An Interview with Lisa Cohen About Little Stevie Wonder

Q) What drew you to this project?

A) I grew up in South Africa and visited my father in California on school breaks. This turned out to be a great opportunity to get in touch with all the new music coming out of America. It took forever for American records to get to our stores, so it was my "responsibility" to bring home the latest releases. My friends and I would have regular jam sessions at my house, spinning records. One year I bought Stevie's Songs in the Key of Life album. My best friend, Sally, and I played it over and over and danced! I was so ecstatic when offered the chance to illustrate Little Stevie Wonder that I called my friend Sally in South Africa and we cried for joy, marveling at how it had all come full circle. Thus I've dedicated this book to her.

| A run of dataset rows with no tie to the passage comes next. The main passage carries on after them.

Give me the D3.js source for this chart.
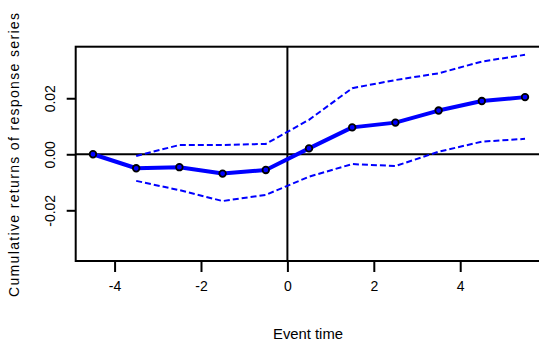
<!DOCTYPE html>
<html>
<head>
<meta charset="utf-8">
<script src="https://cdn.jsdelivr.net/npm/d3@7/dist/d3.min.js"></script>
<style>
  html, body { margin: 0; padding: 0; background: #fff; }
  svg { display: block; }
  text { font-family: "Liberation Sans", Arial, sans-serif; fill: #000; }
</style>
</head>
<body>
<svg id="chart" width="539" height="345"></svg>
<script>
// Event window
const eventTime = [-4.5, -3.5, -2.5, -1.5, -0.5, 0.5, 1.5, 2.5, 3.5, 4.5, 5.5];
// Cumulative returns of the response series
const cumReturn = [0.0000, -0.0050, -0.0046, -0.0069, -0.0056, 0.0021, 0.0096, 0.0113, 0.0156, 0.0190, 0.0204];
// Confidence band (starts one step into the window)
const bandTime = [-3.5, -2.5, -1.5, -0.5, 0.5, 1.5, 2.5, 3.5, 4.5, 5.5];
const upperBand = [-0.0006, 0.0033, 0.0033, 0.0037, 0.0123, 0.0236, 0.0265, 0.0289, 0.0331, 0.0355];
const lowerBand = [-0.0095, -0.0128, -0.0167, -0.0145, -0.0080, -0.0035, -0.0042, 0.0009, 0.0045, 0.0055];
// Axis ticks
const xTicks = [-4, -2, 0, 2, 4];
const yTicks = [-0.02, 0.00, 0.02];
const yTickLabels = ["-0.02", "0.00", "0.02"];

const svg = d3.select("#chart");
const x = d3.scaleLinear().domain([-4.9, 5.9]).range([75.7, 542.3]);
const y = d3.scaleLinear().domain([-0.0381, 0.0384]).range([261, 46.7]);

const blue = "#0000ff";

// Reference lines at zero
svg.append("line")
  .attr("x1", x(-4.9)).attr("x2", x(5.9))
  .attr("y1", y(0)).attr("y2", y(0))
  .attr("stroke", "#000").attr("stroke-width", 2);
svg.append("line")
  .attr("x1", x(0)).attr("x2", x(0))
  .attr("y1", y(0.0384)).attr("y2", y(-0.0381))
  .attr("stroke", "#000").attr("stroke-width", 2);

// Band lines
const bandLine = d3.line().x((d, i) => x(bandTime[i])).y(d => y(d));
[upperBand, lowerBand].forEach(b => {
  svg.append("path")
    .attr("d", bandLine(b))
    .attr("fill", "none")
    .attr("stroke", blue)
    .attr("stroke-width", 2)
    .attr("stroke-dasharray", "6,3");
});

// Main series
const mainLine = d3.line().x((d, i) => x(eventTime[i])).y(d => y(d));
svg.append("path")
  .attr("d", mainLine(cumReturn))
  .attr("fill", "none")
  .attr("stroke", blue)
  .attr("stroke-width", 4)
  .attr("stroke-linejoin", "round");

svg.selectAll("circle.pt")
  .data(cumReturn)
  .join("circle")
  .attr("class", "pt")
  .attr("cx", (d, i) => x(eventTime[i]))
  .attr("cy", d => y(d))
  .attr("r", 3.3)
  .attr("fill", blue)
  .attr("stroke", "#000")
  .attr("stroke-width", 1.8);

// Plot frame
svg.append("rect")
  .attr("x", x(-4.9)).attr("y", y(0.0384))
  .attr("width", x(5.9) - x(-4.9))
  .attr("height", y(-0.0381) - y(0.0384))
  .attr("fill", "none")
  .attr("stroke", "#000")
  .attr("stroke-width", 2);

// X axis
const xAxis = d3.axisBottom(x).tickValues(xTicks).tickSize(11).tickPadding(18)
  .tickFormat(d3.format("d"));
const gx = svg.append("g").attr("transform", `translate(0,${y(-0.0381)})`).call(xAxis);
gx.select(".domain").remove();
gx.selectAll(".tick line").attr("stroke", "#000").attr("stroke-width", 2);
gx.selectAll(".tick text")
  .attr("font-size", 14)
  .attr("font-family", "Liberation Sans, Arial, sans-serif")
  .attr("dy", "0.1em")
  .text(d => String(d));

// Y axis
const yAxis = d3.axisLeft(y).tickValues(yTicks).tickSize(9)
  .tickFormat((d, i) => yTickLabels[i]);
const gy = svg.append("g").attr("transform", `translate(${x(-4.9)},0)`).call(yAxis);
gy.select(".domain").remove();
gy.selectAll(".tick line").attr("stroke", "#000").attr("stroke-width", 2);
gy.selectAll(".tick text")
  .attr("font-size", 14)
  .attr("font-family", "Liberation Sans, Arial, sans-serif")
  .attr("x", 0).attr("dy", 0)
  .attr("text-anchor", "middle")
  .attr("transform", "translate(-20.5,0) rotate(-90)");

// Axis titles
svg.append("text")
  .attr("x", 308).attr("y", 338.5)
  .attr("text-anchor", "middle")
  .attr("font-size", 14)
  .attr("textLength", 70)
  .attr("lengthAdjust", "spacingAndGlyphs")
  .text("Event time");

svg.append("text")
  .attr("transform", "translate(18.5,155) rotate(-90)")
  .attr("text-anchor", "middle")
  .attr("font-size", 14)
  .attr("textLength", 284)
  .attr("lengthAdjust", "spacing")
  .text("Cumulative returns of response series");
</script>
</body>
</html>
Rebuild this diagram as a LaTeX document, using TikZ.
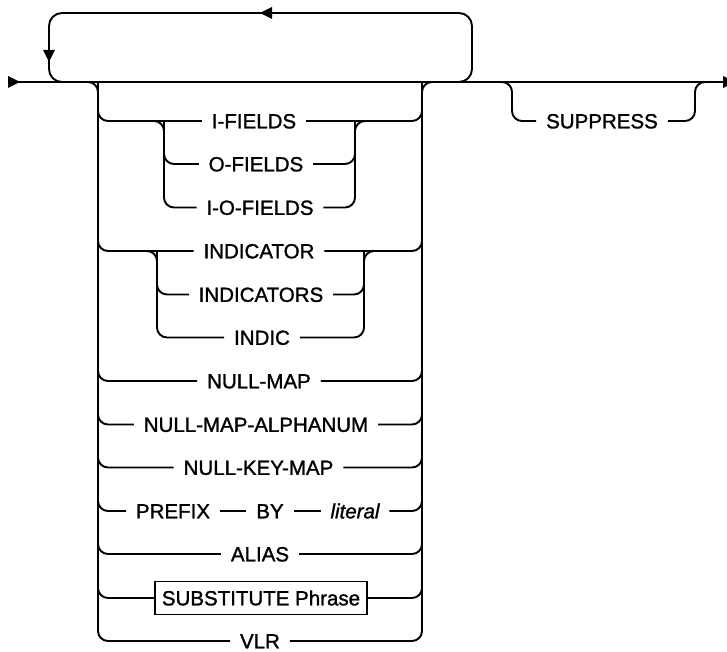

Q) You've illustrated a few books about musicians. Is there a reason for this?

A) Music sustains me, and I'm inspired by the movement and rhythm, which translates into my art.

Q) How long did it take you to do the art for Little Stevie Wonder?

A) Usually it takes six months or more, but with this project in particular I dug really deep. The challenge was not only illustrating the life of one of the most amazing human beings in this world, but also working back and forth between reality and imagination, as Stevie is blind and "sees" through his imagination. This project took a little longer, but I am happy with the outcome.

Q) Do you work in other media besides paint?

A) At the moment I am enjoying working with collage. It is such a broad medium. Eventually I'd like to learn more about various printing techniques.

Q) How do you find or discover the style of a project?

A) The subject of the project influences what style would be most effective. I bring lots of ideas to the drawing board, and then edit, edit, edit!

Q) When do you stop researching and begin painting?

A) I keep the researching process open throughout the project with lots of books at my fingertips for reference and inspiration.

Q) What are you working on now?

A) I am currently working on a story about a quilt maker during the time of the Underground Railroad. For this I will be using collage.